Yalnız Kalpler: Çaykovski’nin Eziyetli Hayatı


Filmle ilgili ayrıntılı bilgi içerir.

Bu yıl İstanbul Film Festivali’nin “Anılarına” bölümünde, geçen yıl kaybettiğimiz ünlü yönetmen Ken Russell’ın 1970 yapımı filmi Yalnız Kalpler de (The Music Lovers) gösterildi. Müzikal biyografi tarzındaki film, Rus besteci Çaykovski’nin eziyetli hayatını anlatıyor. Russell’ın müzikal biyografi tarzında, Mahler, Liszt ve İngiliz besteci Elgar’ın hayatlarını ele aldığı üç filmi daha var.






Film 1875 yılında başlar, St. Petersburg Konservatuarı’nda piyano öğretmeni olan Çaykovski 35 yaşındadır ve 1. Piyano Konçertosu’nu yeni bestelemiştir. St. Petersburg’ta küçük bir topluluk karşısında eserini ilk kez çalar. Dinleyenler arasında bestecinin ablası Alexandra, abisi Modest, Kont Shilovski ve henüz tanışmadığı ama daha sonra evleneceği Antonina Miliukova da vardır. Çaykovski eserini çalarken müzik her birine farklı düşler kurdurur ve yönetmen sırayla bizi bu düşlerin içine sokar. Filmde en çok sevdiğim sahne bu oldu.

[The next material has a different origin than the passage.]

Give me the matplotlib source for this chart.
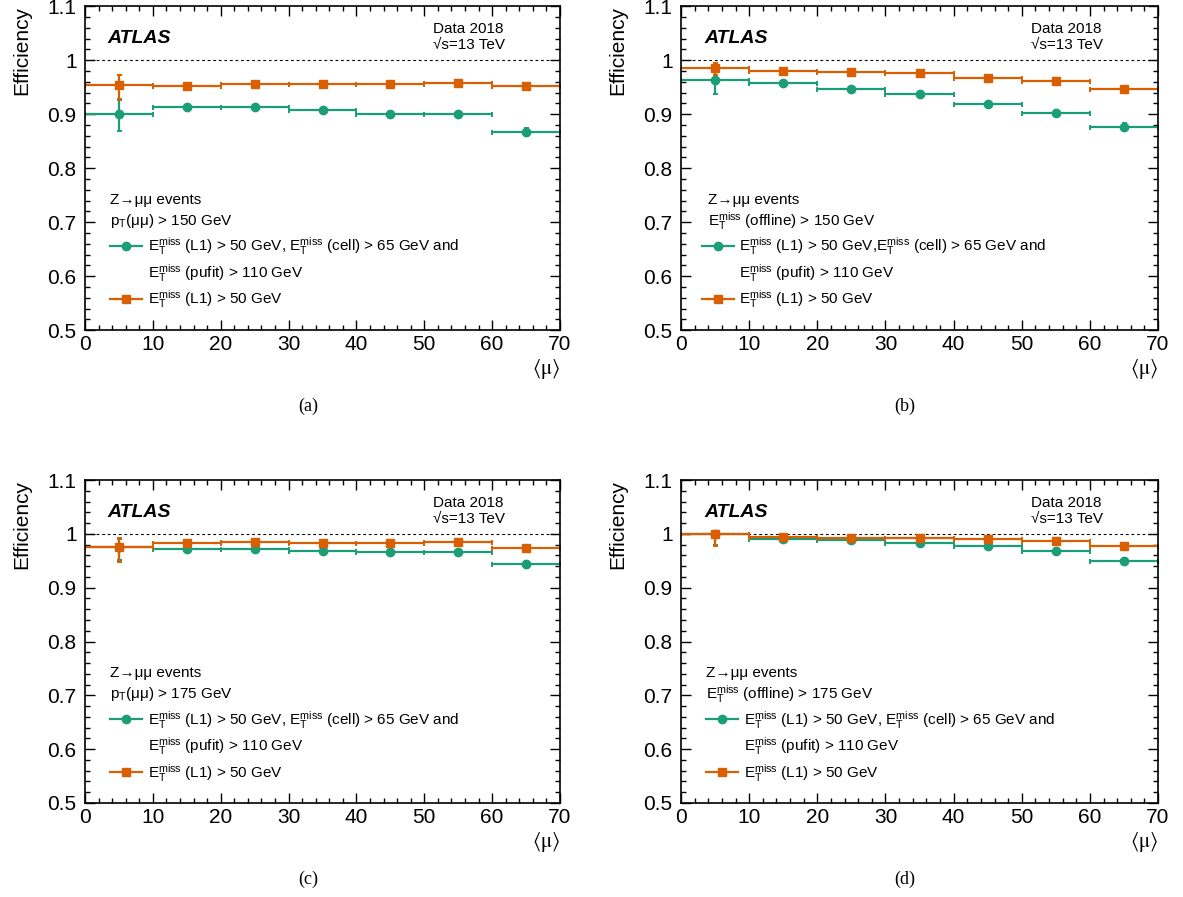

Alexandra’nın düşünde güzel bir yaz günü kırlara ve içinde kuğuların yüzdüğü bir göl kıyısına gideriz. Bütün aile çok mutludur. Çaykovski’nin düşü de ablasınınkine benzerdir ama homoseksüel ilişki yaşadığı Kont Shilovski düşüne girdiği anda ailesinin tepkisini görür ve mutluluğu kaybolur. Çalmayı bitirdiğinde Alexandra kardeşine “Piyotr, sen çalarken geçen yazı tekrar yaşadım” der. Çaykovski zaten besteyi birlikte geçirdikleri geçen yaz için yapmıştır.


Bugün, hem Çaykovski’nin en meşhur eserlerinden hem de tüm piyano konçertoları arasında en bilinenlerinden biri olan eseri konservatuar yöneticisi Nikolai Rubinstein çok ağır eleştirir. Eserin hiçbir şeye benzemediğini ve yeniden yazılması gerektiğini söylese de Çaykovski bunu kabul etmez.

Antonina Miliukova, daha önce bir sürü erkeğe yaptığı gibi, Çaykovski’ye aşkını itiraf eden mektuplar yazar. İkisi ani bir kararla evlenirler ve bu lanetli evlilik Çaykovski’nin hayatındaki trajedilere bir yenisini ekler.

14 yaşındayken annesinin koleradan ölümü Çaykovski’de derin bir travmaya sebep olmuştur. Bu acı anı hayatının sonuna kadar onu etkiler. Cinsel tercihi nedeniyle yaşadığı sıkıntılar, maddi kaygılar ve evliliğinde yaşadığı sorunlar onu depresyona iter, beste yapamamaya başlar. Hamisi Nadezhda von Meck’in yardımlarıyla yeniden beste yapmaya başlar ve yazdığı her yeni besteyi ona ithaf eder. Nadezhda, Çaykovski’nin homoseksüel ilişkilerini öğrenince bir anda desteğini çeker ve bu da hayatında yeni bir yıkım olur.



Yıl 1893 olmuştur, Çaykovski artık çok meşhurdur, Antonina ise akıl hastanesindedir. Yeni bitirdiği 6. Senfoni’nin en iyi eseri olduğunu, kendi hayatını anlattığını söyler abisi Modest’a. Sadece 6. Senfoni ya da Opus 74 demek istemediğini, eseri yansıtan bir ismi olması gerektiğini, en iyi yansıtacak ismin de kendi hayatı gibi “Trajik” olduğunu söyler. Modest da bu eser gerçekten onun hayatını anlatıyorsa adının “Trajik”ten ziyade “Pathétique olmasının daha uygun olacağını söyler. 30 Ekim 1893’te St. Petersburg’ta “Pathétique”in prömiyeri yapılır, dokuz gün sonra Çaykovski ölür.

Çaykovski 53 yaşında aniden öldüğünde ölümüyle ilgili çeşitli dedikodular yayılır, nasıl öldüğü kesin olarak bilinmez. Ken Russell, filmde Çaykovski’nin ölümünü bir tür intihar olarak yansıtmayı uygun bulmuş. Kolera salgını sırasında bilerek bir bardak su içen besteci tıpkı annesi gibi koleradan ölür.